Harold Ford

RI Flips

Sheldon Whitehouse is now the third Democrat to unseat a Republican U.S. Senator tonight, ousting Lincoln Chafee in Rhode Island. The magic number for control of the chamber is now three for the Democrats, with five plausibly winnable races still on the board: Virginia, Tennessee, Missouri, Montana, and Arizona. The numbers, however, do not look good for Democrat Harold Ford in Tennessee. -- Steve Kornacki

Ford in Trouble Early

Early Tennessee numbers suggest that Harold Ford's late-campaign swoon was no mirage. Given the brilliant campaign he ran and the horrific national climate for the GOP, some have suggested that a Ford loss would indicate the South is not yet ready to elect an African-American to to the Senate. Of more immediate significance, though, is the pressure his defeat would place on Democrats in Virginia, Missouri, Rhode Island, Montana and Arizona to win their Senate races tonight. Without Tennessee, Democrats would need to win four of those five states to claim the Senate. -- Steve Kornacki

Harold Ford and the Yassky Option

Harold Ford gave up his safe U.S. House seat to run for the Senate this year, a gamble that now appears on the verge of failing. But even in defeat, he might enjoy an option that many similar ex-House members don't: the chance to reclaim his seat almost immediately.

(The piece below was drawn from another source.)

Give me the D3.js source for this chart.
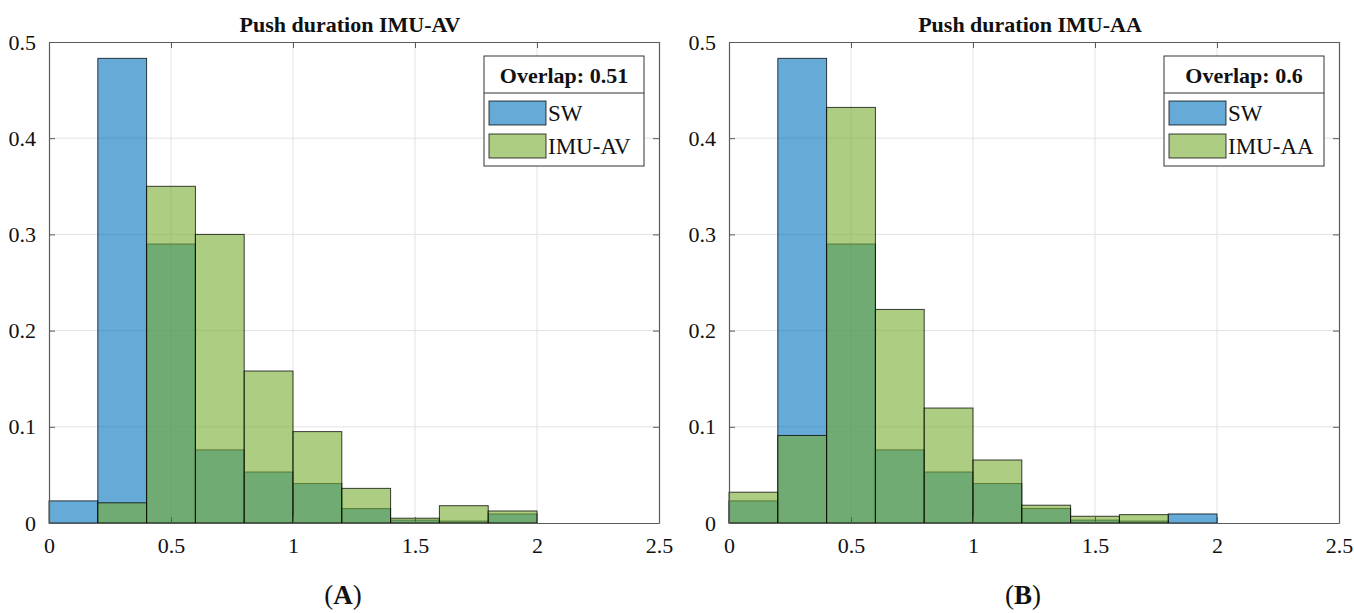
<!DOCTYPE html>
<html>
<head>
<meta charset="utf-8">
<script src="https://cdn.jsdelivr.net/npm/d3@7"></script>
<style>
  body { margin: 0; background: #fff; }
  svg { display: block; }
  text { font-family: "Liberation Serif", "DejaVu Serif", serif; fill: #111; }
</style>
</head>
<body>
<svg id="chart" width="1354" height="613"></svg>
<script>
const binEdges = [0, 0.2, 0.4, 0.6, 0.8, 1.0, 1.2, 1.4, 1.6, 1.8, 2.0];
const xTicks = [0, 0.5, 1, 1.5, 2, 2.5];
const yTicks = [0, 0.1, 0.2, 0.3, 0.4, 0.5];

const swValues    = [0.023, 0.483, 0.290, 0.076, 0.053, 0.041, 0.015, 0.003, 0.002, 0.0094];
const imuAvValues = [0, 0.021, 0.350, 0.300, 0.158, 0.095, 0.036, 0.005, 0.018, 0.0125];
const imuAaValues = [0.032, 0.091, 0.432, 0.222, 0.1195, 0.0655, 0.0185, 0.007, 0.0087, 0];

const panels = [
  { title: "Push duration IMU-AV", label: "A", overlap: "Overlap: 0.51", name: "IMU-AV", values: imuAvValues, left: 49 },
  { title: "Push duration IMU-AA", label: "B", overlap: "Overlap: 0.6", name: "IMU-AA", values: imuAaValues, left: 729 }
];

const kPlotWidth = 610;
const kTop = 42;
const kBottom = 523;
const blue = "rgb(0,114,189)";
const green = "rgb(119,172,48)";
const serif = "'Liberation Serif', 'DejaVu Serif', serif";

const svg = d3.select("#chart");

function drawPanel(p)
{
  const x = d3.scaleLinear().domain([0, 2.5]).range([p.left, p.left + kPlotWidth]);
  const y = d3.scaleLinear().domain([0, 0.5]).range([kBottom, kTop]);
  const g = svg.append("g");

  // grid
  g.selectAll(".gx").data(xTicks.slice(1, -1)).enter().append("line")
    .attr("x1", d => x(d)).attr("x2", d => x(d))
    .attr("y1", kTop).attr("y2", kBottom)
    .attr("stroke", "#e3e3e3").attr("stroke-width", 1);
  g.selectAll(".gy").data(yTicks.slice(1, -1)).enter().append("line")
    .attr("x1", p.left).attr("x2", p.left + kPlotWidth)
    .attr("y1", d => y(d)).attr("y2", d => y(d))
    .attr("stroke", "#e3e3e3").attr("stroke-width", 1);

  const bins = (vals) => vals.map((v, i) => ({ x0: binEdges[i], x1: binEdges[i + 1], v: v })).filter(d => d.v > 0);

  [[swValues, blue], [p.values, green]].forEach(([vals, col]) => {
    g.selectAll(null).data(bins(vals)).enter().append("rect")
      .attr("x", d => x(d.x0))
      .attr("y", d => y(d.v))
      .attr("width", d => x(d.x1) - x(d.x0))
      .attr("height", d => y(0) - y(d.v))
      .attr("fill", col)
      .attr("fill-opacity", 0.6)
      .attr("stroke", "#000")
      .attr("stroke-opacity", 0.75)
      .attr("stroke-width", 1);
  });

  // axes with inward ticks, box
  const axB = d3.axisBottom(x).tickValues(xTicks).tickSizeInner(-6).tickSizeOuter(0).tickPadding(14).tickFormat(d3.format("~g"));
  const axT = d3.axisTop(x).tickValues(xTicks).tickSizeInner(-6).tickSizeOuter(0).tickFormat("");
  const axL = d3.axisLeft(y).tickValues(yTicks).tickSizeInner(-6).tickSizeOuter(0).tickPadding(13).tickFormat(d3.format("~g"));
  const axR = d3.axisRight(y).tickValues(yTicks).tickSizeInner(-6).tickSizeOuter(0).tickFormat("");

  const styleAxis = sel => {
    sel.attr("font-family", null);
    sel.select(".domain").attr("stroke", "#5a5a5a").attr("stroke-width", 1.2);
    sel.selectAll(".tick line").attr("stroke", "#5a5a5a");
    sel.selectAll("text").attr("font-size", 22).attr("fill", "#111").style("font-family", serif);
  };
  g.append("g").attr("transform", `translate(0,${kBottom})`).call(axB).call(styleAxis);
  g.append("g").attr("transform", `translate(0,${kTop})`).call(axT).call(styleAxis);
  g.append("g").attr("transform", `translate(${p.left},0)`).call(axL).call(styleAxis);
  g.append("g").attr("transform", `translate(${p.left + kPlotWidth},0)`).call(axR).call(styleAxis);

  // title
  g.append("text")
    .attr("x", p.left + kPlotWidth / 2 - 4).attr("y", 32)
    .attr("text-anchor", "middle")
    .attr("font-size", 22).attr("font-weight", "bold")
    .text(p.title);

  // legend
  const lx = p.left + kPlotWidth - 175;
  const lw = 160;
  const lg = g.append("g");
  lg.append("rect").attr("x", lx).attr("y", 56).attr("width", lw).attr("height", 110)
    .attr("fill", "#fff").attr("stroke", "#333").attr("stroke-width", 1);
  lg.append("line").attr("x1", lx).attr("x2", lx + lw).attr("y1", 93).attr("y2", 93)
    .attr("stroke", "#333").attr("stroke-width", 1);
  lg.append("text").attr("x", lx + lw / 2).attr("y", 83)
    .attr("text-anchor", "middle").attr("font-size", 22).attr("font-weight", "bold")
    .text(p.overlap);
  [["SW", blue, 101], [p.name, green, 134]].forEach(([name, col, yy]) => {
    lg.append("rect").attr("x", lx + 5).attr("y", yy).attr("width", 57).attr("height", 24)
      .attr("fill", col).attr("fill-opacity", 0.6)
      .attr("stroke", "#000").attr("stroke-opacity", 0.75);
    lg.append("text").attr("x", lx + 64).attr("y", yy + 20)
      .attr("font-size", 23).text(name);
  });

  // panel label
  const lab = g.append("text")
    .attr("x", p.left + kPlotWidth / 2 - 11).attr("y", 604)
    .attr("text-anchor", "middle").attr("font-size", 27);
  lab.append("tspan").text("(");
  lab.append("tspan").attr("font-weight", "bold").text(p.label);
  lab.append("tspan").text(")");
}

panels.forEach(drawPanel);
</script>
</body>
</html>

That's because Steve Cohen, the Democrat on course to succeed Ford representing the Memphis-based 9th District, will be supremely vulnerable to a primary challenge in 2008. Cohen, a longtime state senator who emerged with 29 percent of the vote from a 14-way Democratic primary in August, is white -- in a 60 percent black district specifically designed to encourage the election of an African-American and protected by the Voting Rights Act.

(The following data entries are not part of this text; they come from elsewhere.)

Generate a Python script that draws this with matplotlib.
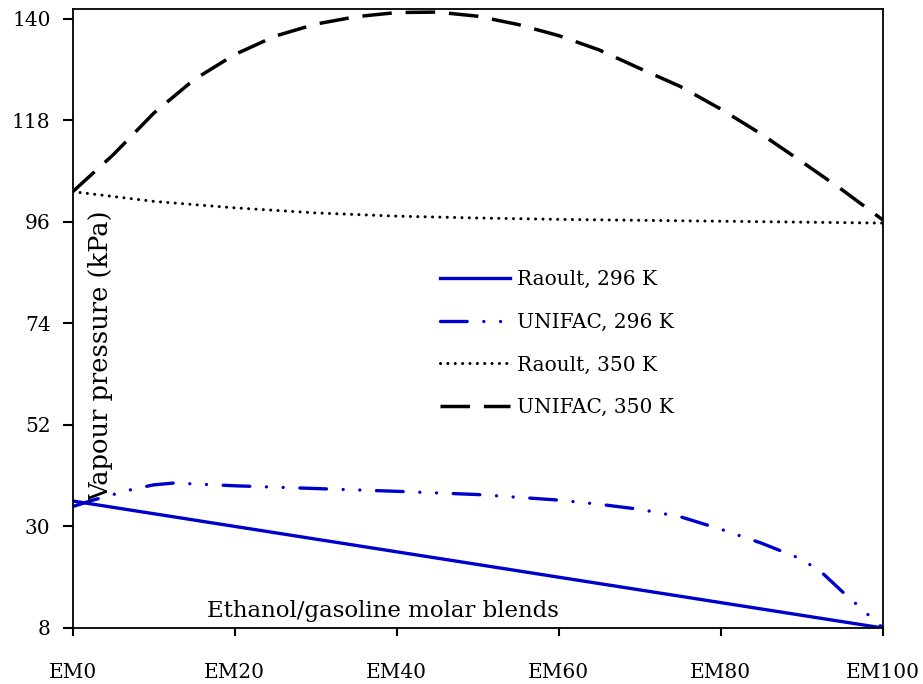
import numpy as np
import matplotlib
matplotlib.use("Agg")
import matplotlib.pyplot as plt

plt.rcParams['font.family'] = ['DejaVu Serif']
plt.rcParams['font.size'] = 14.5

# blend ethanol content (EM0 .. EM100)
x_raoult = [0, 10, 20, 30, 40, 50, 60, 70, 80, 90, 100]
raoult_296 = [35.5, 32.75, 30.0, 27.25, 24.5, 21.75, 19.0, 16.25, 13.5, 10.75, 8.0]
raoult_350 = [102.5, 100.4, 99.0, 97.9, 97.2, 96.8, 96.5, 96.3, 96.1, 95.9, 95.7]

x_unifac_296 = [0, 2.5, 5, 7.5, 10, 12.5, 15, 20, 30, 40, 50, 60, 65, 70, 75, 80, 85, 90, 92.5, 95, 97.5, 100]
unifac_296 = [34.3, 35.7, 36.9, 38.1, 39.0, 39.4, 39.2, 38.8, 38.2, 37.6, 36.9, 35.7, 34.8, 33.7, 32.1, 29.4, 26.4, 22.9, 20.0, 15.9, 12.0, 8.0]

x_unifac_350 = [0, 5, 10, 15, 20, 25, 30, 35, 40, 45, 50, 55, 60, 65, 70, 75, 80, 85, 90, 95, 100]
unifac_350 = [102.5, 110.5, 119.5, 126.8, 132.2, 136.2, 138.8, 140.4, 141.3, 141.4, 140.5, 138.7, 136.3, 133.2, 129.2, 125.3, 120.4, 115.0, 109.0, 102.9, 96.4]

xticks = [0, 20, 40, 60, 80, 100]
xtick_labels = ['EM0', 'EM20', 'EM40', 'EM60', 'EM80', 'EM100']
yticks = [8, 30, 52, 74, 96, 118, 140]

blue = '#0000CD'

fig = plt.figure(figsize=(9.23, 6.84), dpi=100)
ax = fig.add_axes([0.0788, 0.0819, 0.8775, 0.9045])

ax.plot(x_raoult, raoult_296, color=blue, lw=2.4, label='Raoult, 296 K')
ax.plot(x_unifac_296, unifac_296, color=blue, lw=2.4, dashes=(8, 5, 0.01, 5, 0.01, 5),
        dash_capstyle='round', label='UNIFAC, 296 K')
ax.plot(x_raoult, raoult_350, color='black', lw=2.2, dashes=(0.01, 2.4),
        dash_capstyle='round', label='Raoult, 350 K')
ax.plot(x_unifac_350, unifac_350, color='black', lw=2.5, dashes=(8.5, 4),
        label='UNIFAC, 350 K')

ax.set_xlim(0, 100)
ax.set_ylim(8, 142)
ax.set_xticks(xticks)
ax.set_xticklabels(xtick_labels)
ax.set_yticks(yticks)
ax.tick_params(axis='x', direction='out', length=6, width=1.5, pad=19)
ax.tick_params(axis='y', direction='out', length=7, width=1.5, pad=9)
for s in ax.spines.values():
    s.set_linewidth(1.3)

ax.text(0.0345, 0.4396, 'Vapour pressure (kPa)', rotation=90, ha='center', va='center',
        fontsize=18.5, transform=ax.transAxes)
ax.text(0.3825, 0.018, 'Ethanol/gasoline molar blends', ha='center', va='baseline',
        fontsize=16.5, transform=ax.transAxes)

ax.legend(loc='upper left', bbox_to_anchor=(0.4535, 0.578), frameon=False,
          borderpad=0, borderaxespad=0, handlelength=3.48, handletextpad=0.35,
          labelspacing=1.17)

fig.savefig('out.png', dpi=100)
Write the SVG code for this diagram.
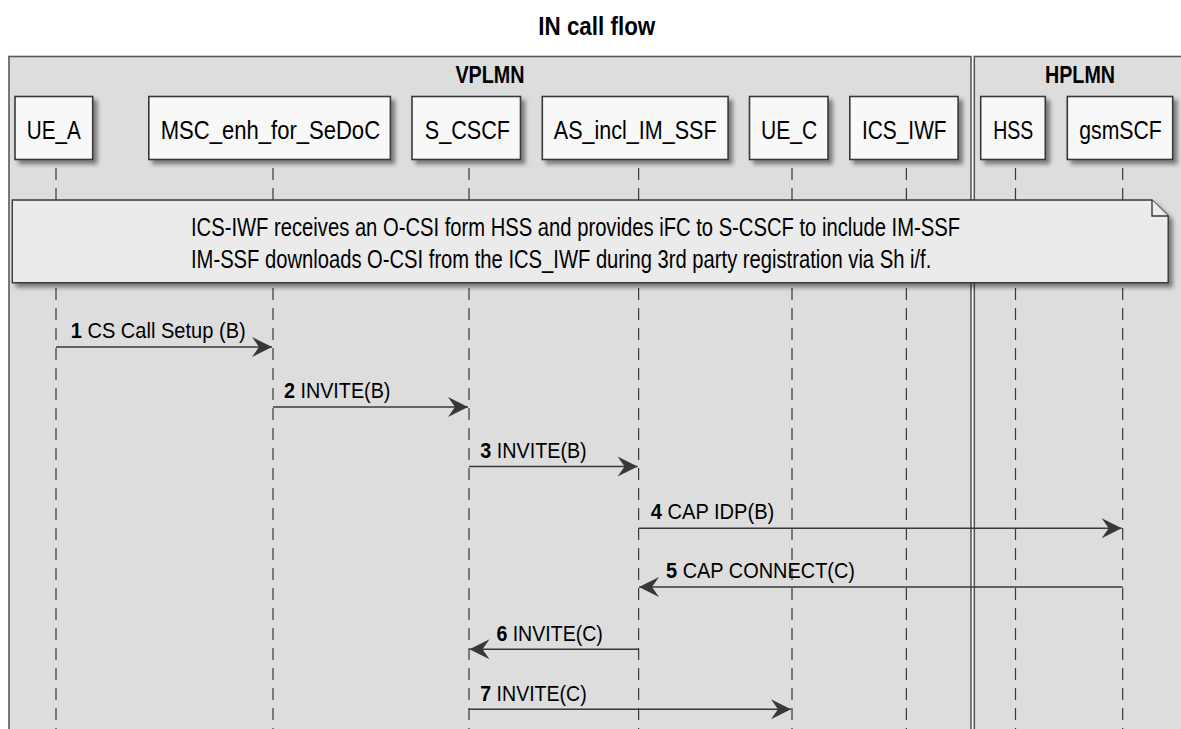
<svg xmlns="http://www.w3.org/2000/svg" width="1181" height="729" viewBox="0 0 1181 729">
  <defs>
    <filter id="shadow" x="-10%" y="-10%" width="130%" height="140%">
      <feDropShadow dx="4" dy="4" stdDeviation="2.2" flood-color="#000" flood-opacity="0.45"/>
    </filter>
    <marker id="head" viewBox="-21 -11 22 22" refX="0" refY="0" markerWidth="22" markerHeight="22" markerUnits="userSpaceOnUse" orient="auto">
      <path d="M0,0 L-20,-10 L-13,0 L-20,10 Z" fill="#383838"/>
    </marker>
    <style>
      .title { font-family: "Liberation Sans", Arial, sans-serif; font-weight: bold; font-size: 25px; fill: #000; }
      .boxlbl { font-family: "Liberation Sans", Arial, sans-serif; font-weight: bold; font-size: 24.5px; fill: #000; }
      .frame { fill: #dddddd; stroke: #5a5a5a; stroke-width: 1.6; }
      .part rect { fill: #f8f8f8; stroke: #383838; stroke-width: 1.6; filter: url(#shadow); }
      .part text { font-family: "Liberation Sans", Arial, sans-serif; font-size: 26.5px; fill: #000; text-anchor: middle; }
      .life { stroke: #383838; stroke-width: 1.2; stroke-dasharray: 12 8; fill: none; }
      .note path { fill: #ebebeb; stroke: #383838; stroke-width: 1.4; }
      .note .shape { filter: url(#shadow); }
      .note text { font-family: "Liberation Sans", Arial, sans-serif; font-size: 26px; fill: #000; }
      .msg line { stroke: #383838; stroke-width: 1.6; marker-end: url(#head); }
      .msg text { font-family: "Liberation Sans", Arial, sans-serif; font-size: 21.5px; fill: #000; }
      .msg .n { font-weight: bold; }
    </style>
  </defs>

  <rect width="1181" height="729" fill="#ffffff"/>

  <text class="title" x="538.3" y="35" textLength="117" lengthAdjust="spacingAndGlyphs">IN call flow</text>

  <!-- network boxes -->
  <g id="box_vplmn">
    <rect class="frame" x="9" y="56.5" width="962" height="700"/>
    <text class="boxlbl" x="455.4" y="82.7" textLength="69" lengthAdjust="spacingAndGlyphs">VPLMN</text>
  </g>
  <g id="box_hplmn">
    <rect class="frame" x="974.3" y="56.5" width="230" height="700"/>
    <text class="boxlbl" x="1045" y="83" textLength="70" lengthAdjust="spacingAndGlyphs">HPLMN</text>
  </g>

  <!-- lifelines -->
  <g id="lifelines">
    <line class="life" x1="56" y1="168" x2="56" y2="740"/>
    <line class="life" x1="273" y1="168" x2="273" y2="740"/>
    <line class="life" x1="469" y1="168" x2="469" y2="740"/>
    <line class="life" x1="638.6" y1="168" x2="638.6" y2="740"/>
    <line class="life" x1="792" y1="168" x2="792" y2="740"/>
    <line class="life" x1="906.4" y1="168" x2="906.4" y2="740"/>
    <line class="life" x1="1015.5" y1="168" x2="1015.5" y2="740"/>
    <line class="life" x1="1122.7" y1="168" x2="1122.7" y2="740"/>
  </g>

  <!-- participants -->
  <g id="UE_A" class="part">
    <rect x="15" y="96.5" width="77.7" height="63"/>
    <text x="53.8" y="139" textLength="54" lengthAdjust="spacingAndGlyphs">UE_A</text>
  </g>
  <g id="MSC_enh_for_SeDoC" class="part">
    <rect x="148.8" y="96.5" width="241.6" height="63"/>
    <text x="270.4" y="139" textLength="219.3" lengthAdjust="spacingAndGlyphs">MSC_enh_for_SeDoC</text>
  </g>
  <g id="S_CSCF" class="part">
    <rect x="412" y="96.5" width="108.5" height="63"/>
    <text x="467.4" y="139" textLength="85.3" lengthAdjust="spacingAndGlyphs">S_CSCF</text>
  </g>
  <g id="AS_incl_IM_SSF" class="part">
    <rect x="542.3" y="96.5" width="185.8" height="63"/>
    <text x="635.2" y="139" textLength="162.8" lengthAdjust="spacingAndGlyphs">AS_incl_IM_SSF</text>
  </g>
  <g id="UE_C" class="part">
    <rect x="749.5" y="96.5" width="78.5" height="63"/>
    <text x="789.1" y="139" textLength="56.3" lengthAdjust="spacingAndGlyphs">UE_C</text>
  </g>
  <g id="ICS_IWF" class="part">
    <rect x="849.8" y="96.5" width="108.3" height="63"/>
    <text x="904.3" y="139" textLength="84.6" lengthAdjust="spacingAndGlyphs">ICS_IWF</text>
  </g>
  <g id="HSS" class="part">
    <rect x="980.7" y="96.5" width="64.6" height="63"/>
    <text x="1013.3" y="139" textLength="40" lengthAdjust="spacingAndGlyphs">HSS</text>
  </g>
  <g id="gsmSCF" class="part">
    <rect x="1067.3" y="96.5" width="105.4" height="63"/>
    <text x="1120.5" y="139" textLength="82.4" lengthAdjust="spacingAndGlyphs">gsmSCF</text>
  </g>

  <!-- note spanning all participants -->
  <g id="note" class="note">
    <path class="shape" d="M12.3,200 L1152,200 L1168.2,216 L1168.2,282.7 L12.3,282.7 Z"/>
    <path d="M1152,200 L1152,216 L1168.2,216" fill="none"/>
    <text x="191" y="236" textLength="769" lengthAdjust="spacingAndGlyphs">ICS-IWF receives an O-CSI form HSS and provides iFC to S-CSCF to include IM-SSF</text>
    <text x="191" y="268.3" textLength="740.3" lengthAdjust="spacingAndGlyphs">IM-SSF downloads O-CSI from the ICS_IWF during 3rd party registration via Sh i/f.</text>
  </g>

  <!-- messages -->
  <g id="connectors" class="msg">
    <line x1="56" y1="347" x2="272" y2="347"/>
    <text x="70.7" y="338.3" textLength="175" lengthAdjust="spacingAndGlyphs"><tspan class="n">1</tspan> CS Call Setup (B)</text>

    <line x1="273" y1="407" x2="468" y2="407"/>
    <text x="284" y="398.3" textLength="106.4" lengthAdjust="spacingAndGlyphs"><tspan class="n">2</tspan> INVITE(B)</text>

    <line x1="469" y1="466.5" x2="637.6" y2="466.5"/>
    <text x="480.3" y="457.8" textLength="106.4" lengthAdjust="spacingAndGlyphs"><tspan class="n">3</tspan> INVITE(B)</text>

    <line x1="638.6" y1="528.3" x2="1121.7" y2="528.3"/>
    <text x="650.7" y="519.3" textLength="123.6" lengthAdjust="spacingAndGlyphs"><tspan class="n">4</tspan> CAP IDP(B)</text>

    <line x1="1122.7" y1="587" x2="639" y2="587"/>
    <text x="666" y="578.3" textLength="189" lengthAdjust="spacingAndGlyphs"><tspan class="n">5</tspan> CAP CONNECT(C)</text>

    <line x1="638.6" y1="649.3" x2="469.5" y2="649.3"/>
    <text x="496.4" y="640.5" textLength="106.4" lengthAdjust="spacingAndGlyphs"><tspan class="n">6</tspan> INVITE(C)</text>

    <line x1="469" y1="709.3" x2="791" y2="709.3"/>
    <text x="480.3" y="700.5" textLength="106.4" lengthAdjust="spacingAndGlyphs"><tspan class="n">7</tspan> INVITE(C)</text>
  </g>
</svg>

That Cohen is white and Jewish played a major role in the primary, with ugly slurs occasionally making their way into the public discussion of the contest. Cohen defended himself by saying that he was a white man who would vote "like a black woman" and pledging to seek membership in the Congressional Black Caucus - an idea that was met with something between indifference and hostility by the CBC's current members.

If Ford decides he wants to return to the House in '08, knocking off Cohen in a primary would probably be a lay-up, since his star power could keep the field from getting too crowded.

The biggest question would be whether Ford will opt for this path, since he has clearly grown tired of the House and its creaky seniority system and plainly envisions a more prominent place for himself in American public life. Plus, to play the race card in an '08 primary - even subtly - might negatively affect any hopes Ford might harbor of another statewide bid.

The situation in Ford's district is not unlike the recent drama in New York's 11th District, another Voting Rights district where a white Jew - Councilman David Yassky - ran in a crowded primary against several credible black candidates. Yassky, of course, was branded "a colonizer" by outgoing Congressman Major Owens, and was edged out by Yvette Clark in the September primary.